Il mondo è uno solo, così come uno solo è l’uomo che lo abita. Di fronte a questa singolarità di uomo e mondo, vi è l’incredibile pluralità delle relazioni che nascono e si sviluppano: il mondo è uno, ma molti sono i modi di abitarlo.
Scienza e filosofia sono due grandi famiglie di queste relazioni tra uomo e mondo. A prima vista, la scienza si occupa del reale, mentre la filosofia non si sa bene cosa studi, ma sicuramente non il reale: forse l’immaginario, forse il pensiero.
Henri Bergson fu un importante filosofo del novecento che, con notevole chiarezza espositiva, capovolse questa opinione: tra fisica e metafisica, è la seconda ad occuparsi del reale, mentre la prima si occupa di un immaginario molto particolare che è il concepito.
Forte di questo suo punto di vista, non esita, in Durata e simultaneità (trad. it. di F. Polidori, Raffaello Cortina editore, Milano 2004), ad affrontare la fisica, la scienza regina della prima metà del novecento e in particolare il suo fiore all’occhiello, la teoria della relatività di Einstein.
Se leggiamo in questa chiave il testo bergsoniano, il nucleo problematico è l’interrogativo “Che cosa è la realtà? Cosa siamo disposti ad accettare come reale e cosa come irreale, fittizio?”.
Per le ricerche del filosofo, ad essere importante è il concreto, il percepibile pieno di qualità. Lo scienziato, o almeno il fisico, privilegerà invece il misurabile, cercherà grandezze da porre in relazione.
Ma per il filosofo e per lo scienziato rimane comunque indissolubile il richiamo all’esperibile, ad una coscienza in grado di percepire.
Prendiamo il caso del tempo, l’oggetto privilegiato di queste pagine bergsoniane.
Il tempo reale non può che essere successione, ossia un prima che si da insieme a un dopo (se i due momenti sono isolati, se vi è un prima oppure un dopo, non vi è ne’ successione ne’ tempo), e quindi vi deve essere una qualche misura di coscienza che possa vivere il prima e il dopo.

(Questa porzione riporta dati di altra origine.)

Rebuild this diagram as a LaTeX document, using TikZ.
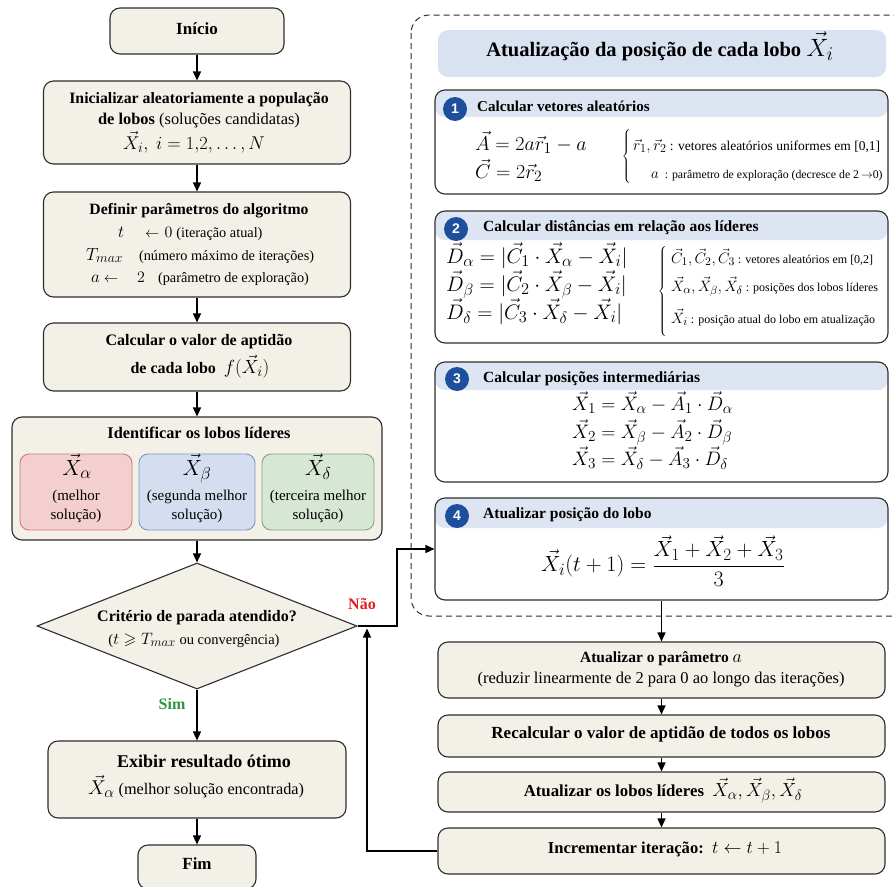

La teoria della relatività introduce dei tempi che non sono e non possono percepiti, sopprime cioè la coscienza. I tempi multipli introdotti dalla relatività sono, secondo l’acuta analisi di Bergson, tempi irreali, immaginari, necessari allo scienziato che voglia comprendere e descrivere l’universo nella sua totalità tramite formule matematiche, ma completamente slegati da qualsiasi esperienza umana, attuale o possibile.
Se non si ha ben presenta la irrealtà di questi tempi multipli, la teoria della relatività comporta tutta una serie di paradossi che la rendono difficile e misteriosa. Paradossi che invece si dissolvono appena si tiene conto che i tempi della relatività non sono tempi esperibili ma sono concepibili.
È curiosamente compito del filosofo, e non del fisico, scoprire e divulgare questo importante aspetto dei tempi della relatività. Ecco che a studiare la realtà è la filosofia, non la scienza, che si è scoperto occuparsi non del reale esperibile, ma del concepibile, del descrivibile quantitativamente.
Quanto è solida questa ricostruzione di Bergson dei rapporti tra scienza e filosofia?
Certamente lo scienziato non sarà da essa soddisfatto: evidentemente, ciò che per lui è reale è, per il filosofo, irreale, e viceversa. Il filosofo e lo scienziato vivono pratiche diverse, e il richiamo bergsoniano all’esperienza non è purtroppo sufficiente a saldare le due visioni su un terreno comune. L’esperienza di tutti i giorni, il tanto citato senso comune, la realtà come viene percepita nel quotidiano: i discorsi dello scienziato sono lontani da tutto questo quanto quelli del filosofo.
Come si diceva all’inizio, molti sono i modi di abitare questo mondo. L’importante è sapere che, quando lo si abita da fisici, si dicono di esso cose diverse da quelle dette quando lo si abita da metafisici, e soprattutto che quando lo si abita da semplici cittadini non si dice nulla sul mondo, appunto perché non lo si dice, lo si abita.